When vectors are normalized to the same length, magnitude differences are reduced. This can make Euclidean-style distance more closely related to angular comparison. It is also why cosine and dot-product behavior can become more similar when vectors are unit-normalized.
This does not mean normalized Euclidean distance is the same as cosine similarity in every system. It means normalization changes how distances behave.
Normalized Euclidean Distance vs Cosine Similarity
Cosine similarity compares vector direction. Euclidean distance compares coordinate distance.
Normalized Euclidean distance may reduce some scale effects, but it is still not automatically the same as cosine similarity.
Use cosine when the embedding model expects angular comparison.
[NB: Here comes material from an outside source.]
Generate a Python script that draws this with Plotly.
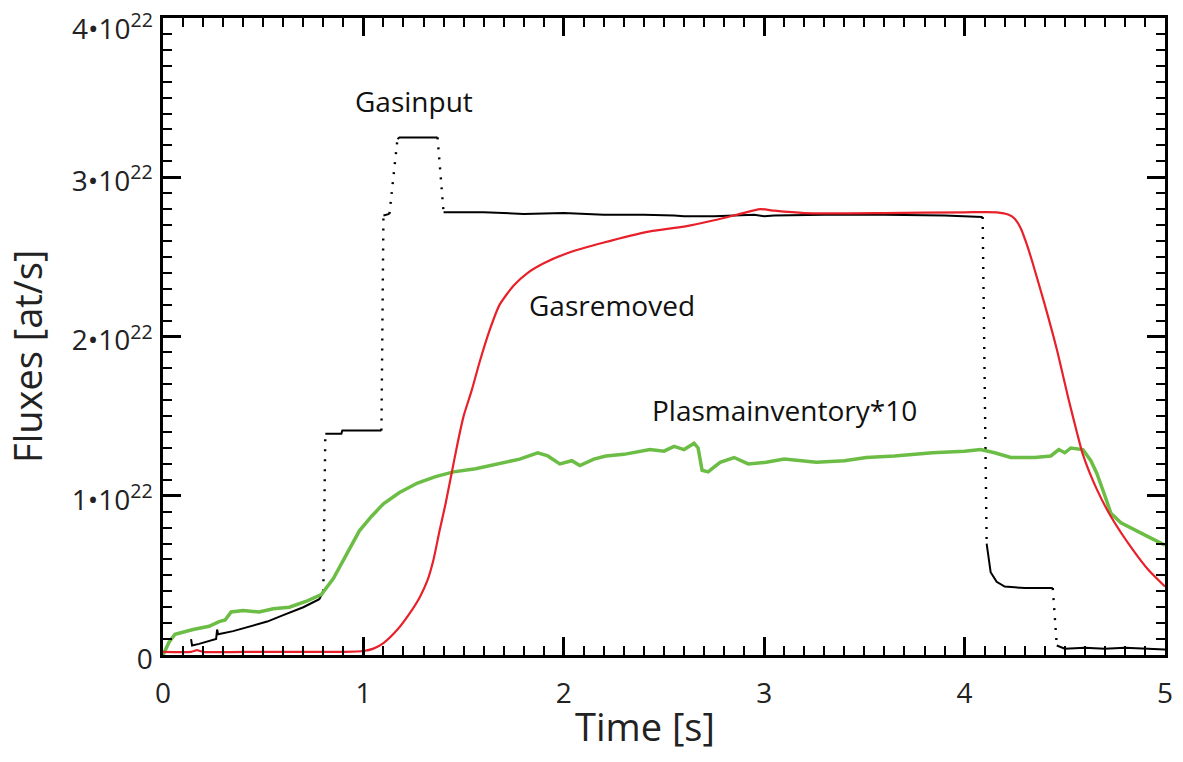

Use Euclidean or L2-style distance when the model and evaluation support coordinate-distance comparison.
How to Interpret Normalized Distance
Do not assume a normalized distance always means the same thing.
Ask these questions:
- Was the raw distance ordinary Euclidean or squared Euclidean?
- Was normalization applied to vectors before distance calculation?
- Was normalization applied to scores after retrieval?
- Is the score relative to one result set?
- Does lower still mean closer?
- Was the value converted into a higher-is-better similarity score?
The answers determine how the number should be used.
When Normalized Euclidean Distance Is Useful
Normalized Euclidean distance can be useful when:
- you need to combine multiple distance sources
- you need a display score for users
- raw distances are difficult to compare within one workflow
- different vector fields need relative weighting
- you are building a custom ranking pipeline
It is less useful if it hides important raw-distance behavior or creates false confidence in the score.
Common Mistakes
Common mistakes include:
- assuming normalized Euclidean distance has one universal formula
- treating normalized scores as percentages without proof
- comparing normalized distances across different queries when they were normalized per result set
- mixing raw and normalized distances in the same threshold
- assuming normalized Euclidean distance is the same as cosine similarity
- forgetting whether lower or higher is better after conversion
Practical Rule
Use raw distances for debugging and evaluation. Use normalized distances only when the normalization method is documented and tested.
If the score is shown to users or combined with other ranking signals, document exactly how it is calculated.
Summary
Normalized Euclidean distance is Euclidean or L2-style distance that has been rescaled. It can make scores easier to compare, combine, or display, but it is not a universal metric with one fixed meaning.
Raw Euclidean distance is naturally a distance: lower means closer. After normalization or conversion, you must check whether lower still means closer or whether the score has been transformed into higher-is-better similarity.
For vector search, normalization should be treated as part of the ranking design and validated with real queries.